— Your instructions —
Copy exactly the lines from the start of the material through the line with "Arial, Helvetica, sans-serif';". Pictures stay out of the copy.

— Provided material —
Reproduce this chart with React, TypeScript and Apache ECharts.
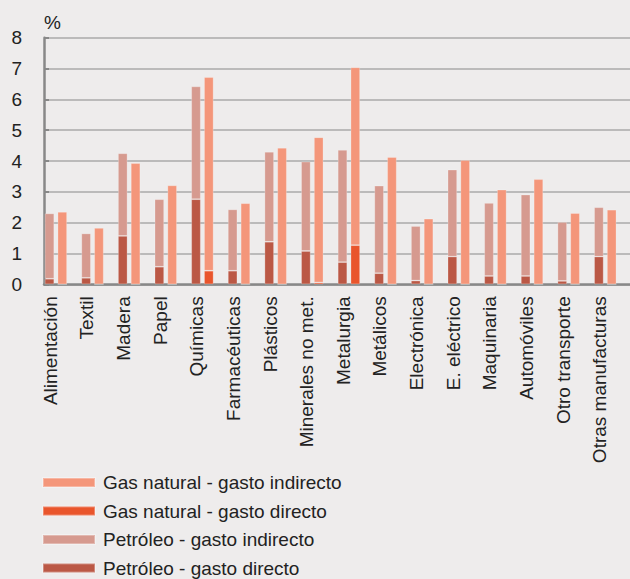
import React, { useEffect, useRef } from "react";
import * as echarts from "echarts";

const categories = [
  "Alimentación", "Textil", "Madera", "Papel", "Químicas", "Farmacéuticas",
  "Plásticos", "Minerales no met.", "Metalurgia", "Metálicos", "Electrónica",
  "E. eléctrico", "Maquinaria", "Automóviles", "Otro transporte", "Otras manufacturas",
];

const petroleoDirecto = [0.18, 0.21, 1.57, 0.57, 2.76, 0.44, 1.38, 1.08, 0.72, 0.36, 0.12, 0.9, 0.27, 0.27, 0.11, 0.9];
const petroleoIndirecto = [2.12, 1.44, 2.68, 2.19, 3.66, 1.99, 2.92, 2.9, 3.64, 2.84, 1.77, 2.82, 2.37, 2.64, 1.91, 1.6];
const gasDirecto = [0, 0, 0, 0, 0.44, 0, 0, 0.06, 1.27, 0, 0, 0, 0, 0, 0, 0];
const gasIndirecto = [2.35, 1.83, 3.93, 3.21, 6.28, 2.63, 4.43, 4.71, 5.77, 4.13, 2.13, 4.03, 3.07, 3.41, 2.31, 2.42];
const yTicks = [0, 1, 2, 3, 4, 5, 6, 7, 8];

const FONT = '"Liberation Sans", Arial, Helvetica, sans-serif';

export default function App() {
  const ref = useRef<HTMLDivElement>(null);
  useEffect(() => {
    document.body.style.margin = "0";
    const chart = echarts.init(ref.current!, null, { renderer: "svg" });
    const barBase = {
      type: "bar",
      barWidth: 9.5,
      barGap: "35%",
      itemStyle: { borderColor: "rgba(255,255,255,0.3)", borderWidth: 0.8 },
    };
    chart.setOption({
      animation: false,
      backgroundColor: "#eeecec",
      textStyle: { fontFamily: FONT },
      grid: { left: 44, top: 37.7, width: 602, height: 246.6, containLabel: false },
      legend: {
        orient: "vertical",
        left: 37,
        top: 468,
        height: 300,
        icon: "rect",
        itemWidth: 52,
        itemHeight: 9,
        itemGap: 9.5,
        data: [
          "Gas natural - gasto indirecto",
          "Gas natural - gasto directo",
          "Petróleo - gasto indirecto",
          "Petróleo - gasto directo",
        ],
        textStyle: { fontSize: 19, color: "#222", fontFamily: FONT, lineHeight: 18.5, padding: [0, 0, 0, 3] },
      },
      xAxis: {
        type: "category",
        data: categories,
        axisLine: { lineStyle: { color: "#888", width: 2.5 } },
        axisTick: { inside: true, length: 5, lineStyle: { color: "#999", width: 2 } },
        axisLabel: {
          interval: 0,
          rotate: 90,
          margin: 12,
          fontSize: 19,
          color: "#222",
          fontFamily: FONT,
          verticalAlign: "bottom",
          lineHeight: 24,
        },
      },
      yAxis: {
        type: "value",
        min: yTicks[0],
        max: yTicks[yTicks.length - 1],
        interval: 1,
        name: "%",
        nameLocation: "end",
        nameGap: 6,
        nameTextStyle: { fontSize: 19, color: "#222", align: "left", fontFamily: FONT },
        axisLine: { show: true, lineStyle: { color: "#888", width: 2.5 } },
        axisTick: { show: true, inside: true, length: 5, lineStyle: { color: "#888", width: 2 } },
        axisLabel: { fontSize: 19, color: "#222", margin: 22, fontFamily: FONT },
        splitLine: { lineStyle: { color: "#aaa", width: 1.5 } },
      },
      series: [
        { ...barBase, name: "Petróleo - gasto directo", stack: "p", data: petroleoDirecto, color: "#bb5845" },
        { ...barBase, name: "Petróleo - gasto indirecto", stack: "p", data: petroleoIndirecto, color: "#d69a8f" },
        { ...barBase, name: "Gas natural - gasto directo", stack: "g", data: gasDirecto, color: "#e9552c" },
        { ...barBase, name: "Gas natural - gasto indirecto", stack: "g", data: gasIndirecto, color: "#f4967a" },
        { ...barBase, name: "_slot", stack: "d", data: categories.map(() => "-"), color: "transparent" },
      ],
    });
    return () => chart.dispose();
  }, []);
  return <div ref={ref} style={{ position: "absolute", left: 0, top: 0, width: 630, height: 579 }} />;
}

— The result —
Reproduce this chart with React, TypeScript and Apache ECharts.
import React, { useEffect, useRef } from "react";
import * as echarts from "echarts";

const categories = [
  "Alimentación", "Textil", "Madera", "Papel", "Químicas", "Farmacéuticas",
  "Plásticos", "Minerales no met.", "Metalurgia", "Metálicos", "Electrónica",
  "E. eléctrico", "Maquinaria", "Automóviles", "Otro transporte", "Otras manufacturas",
];

const petroleoDirecto = [0.18, 0.21, 1.57, 0.57, 2.76, 0.44, 1.38, 1.08, 0.72, 0.36, 0.12, 0.9, 0.27, 0.27, 0.11, 0.9];
const petroleoIndirecto = [2.12, 1.44, 2.68, 2.19, 3.66, 1.99, 2.92, 2.9, 3.64, 2.84, 1.77, 2.82, 2.37, 2.64, 1.91, 1.6];
const gasDirecto = [0, 0, 0, 0, 0.44, 0, 0, 0.06, 1.27, 0, 0, 0, 0, 0, 0, 0];
const gasIndirecto = [2.35, 1.83, 3.93, 3.21, 6.28, 2.63, 4.43, 4.71, 5.77, 4.13, 2.13, 4.03, 3.07, 3.41, 2.31, 2.42];
const yTicks = [0, 1, 2, 3, 4, 5, 6, 7, 8];

const FONT = '"Liberation Sans", Arial, Helvetica, sans-serif';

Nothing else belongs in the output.